→ **EXERCISE**:
Transcribe the whole listing below without changing a word, but leave out every image.

→ **SUPPLIED MATERIAL**:
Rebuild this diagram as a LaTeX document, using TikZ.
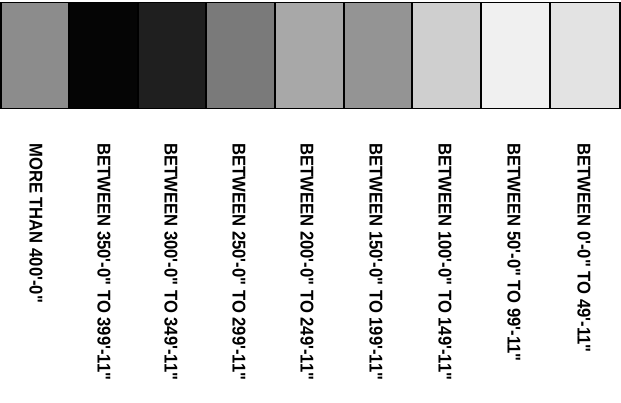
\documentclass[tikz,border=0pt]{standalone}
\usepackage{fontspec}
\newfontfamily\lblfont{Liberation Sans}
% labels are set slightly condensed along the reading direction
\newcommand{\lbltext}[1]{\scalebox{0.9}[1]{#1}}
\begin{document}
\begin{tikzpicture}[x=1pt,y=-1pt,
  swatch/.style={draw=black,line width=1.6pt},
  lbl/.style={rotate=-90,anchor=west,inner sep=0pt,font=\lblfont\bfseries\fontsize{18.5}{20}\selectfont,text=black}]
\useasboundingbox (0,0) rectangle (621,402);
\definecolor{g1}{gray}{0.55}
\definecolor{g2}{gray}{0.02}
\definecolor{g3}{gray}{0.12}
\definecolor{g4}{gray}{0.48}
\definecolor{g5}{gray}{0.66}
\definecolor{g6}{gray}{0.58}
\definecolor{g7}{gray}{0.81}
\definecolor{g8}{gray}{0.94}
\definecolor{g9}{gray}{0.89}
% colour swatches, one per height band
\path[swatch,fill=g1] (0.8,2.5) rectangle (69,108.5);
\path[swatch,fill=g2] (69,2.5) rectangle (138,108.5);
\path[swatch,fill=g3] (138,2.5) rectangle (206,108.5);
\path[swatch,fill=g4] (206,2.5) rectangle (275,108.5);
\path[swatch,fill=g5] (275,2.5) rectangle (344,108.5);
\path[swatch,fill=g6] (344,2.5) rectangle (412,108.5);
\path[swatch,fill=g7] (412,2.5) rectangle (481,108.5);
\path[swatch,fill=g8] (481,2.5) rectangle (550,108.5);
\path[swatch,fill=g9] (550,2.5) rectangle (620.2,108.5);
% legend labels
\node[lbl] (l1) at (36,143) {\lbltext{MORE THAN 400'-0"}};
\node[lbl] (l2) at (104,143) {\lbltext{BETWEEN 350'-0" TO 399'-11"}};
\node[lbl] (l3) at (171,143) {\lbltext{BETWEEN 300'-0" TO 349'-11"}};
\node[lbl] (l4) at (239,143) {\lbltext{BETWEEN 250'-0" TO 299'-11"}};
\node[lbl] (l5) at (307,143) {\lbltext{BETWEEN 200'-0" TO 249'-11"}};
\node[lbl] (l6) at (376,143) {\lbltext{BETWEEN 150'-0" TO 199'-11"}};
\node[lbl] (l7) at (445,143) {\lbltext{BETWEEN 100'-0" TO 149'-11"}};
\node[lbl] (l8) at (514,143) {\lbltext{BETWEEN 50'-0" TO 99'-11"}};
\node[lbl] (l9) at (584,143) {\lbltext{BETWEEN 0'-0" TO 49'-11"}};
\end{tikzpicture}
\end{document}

→ **THE ANSWER**:
Rebuild this diagram as a LaTeX document, using TikZ.
\documentclass[tikz,border=0pt]{standalone}
\usepackage{fontspec}
\newfontfamily\lblfont{Liberation Sans}
% labels are set slightly condensed along the reading direction
\newcommand{\lbltext}[1]{\scalebox{0.9}[1]{#1}}
\begin{document}
\begin{tikzpicture}[x=1pt,y=-1pt,
  swatch/.style={draw=black,line width=1.6pt},
  lbl/.style={rotate=-90,anchor=west,inner sep=0pt,font=\lblfont\bfseries\fontsize{18.5}{20}\selectfont,text=black}]
\useasboundingbox (0,0) rectangle (621,402);
\definecolor{g1}{gray}{0.55}
\definecolor{g2}{gray}{0.02}
\definecolor{g3}{gray}{0.12}
\definecolor{g4}{gray}{0.48}
\definecolor{g5}{gray}{0.66}
\definecolor{g6}{gray}{0.58}
\definecolor{g7}{gray}{0.81}
\definecolor{g8}{gray}{0.94}
\definecolor{g9}{gray}{0.89}
% colour swatches, one per height band
\path[swatch,fill=g1] (0.8,2.5) rectangle (69,108.5);
\path[swatch,fill=g2] (69,2.5) rectangle (138,108.5);
\path[swatch,fill=g3] (138,2.5) rectangle (206,108.5);
\path[swatch,fill=g4] (206,2.5) rectangle (275,108.5);
\path[swatch,fill=g5] (275,2.5) rectangle (344,108.5);
\path[swatch,fill=g6] (344,2.5) rectangle (412,108.5);
\path[swatch,fill=g7] (412,2.5) rectangle (481,108.5);
\path[swatch,fill=g8] (481,2.5) rectangle (550,108.5);
\path[swatch,fill=g9] (550,2.5) rectangle (620.2,108.5);
% legend labels
\node[lbl] (l1) at (36,143) {\lbltext{MORE THAN 400'-0"}};
\node[lbl] (l2) at (104,143) {\lbltext{BETWEEN 350'-0" TO 399'-11"}};
\node[lbl] (l3) at (171,143) {\lbltext{BETWEEN 300'-0" TO 349'-11"}};
\node[lbl] (l4) at (239,143) {\lbltext{BETWEEN 250'-0" TO 299'-11"}};
\node[lbl] (l5) at (307,143) {\lbltext{BETWEEN 200'-0" TO 249'-11"}};
\node[lbl] (l6) at (376,143) {\lbltext{BETWEEN 150'-0" TO 199'-11"}};
\node[lbl] (l7) at (445,143) {\lbltext{BETWEEN 100'-0" TO 149'-11"}};
\node[lbl] (l8) at (514,143) {\lbltext{BETWEEN 50'-0" TO 99'-11"}};
\node[lbl] (l9) at (584,143) {\lbltext{BETWEEN 0'-0" TO 49'-11"}};
\end{tikzpicture}
\end{document}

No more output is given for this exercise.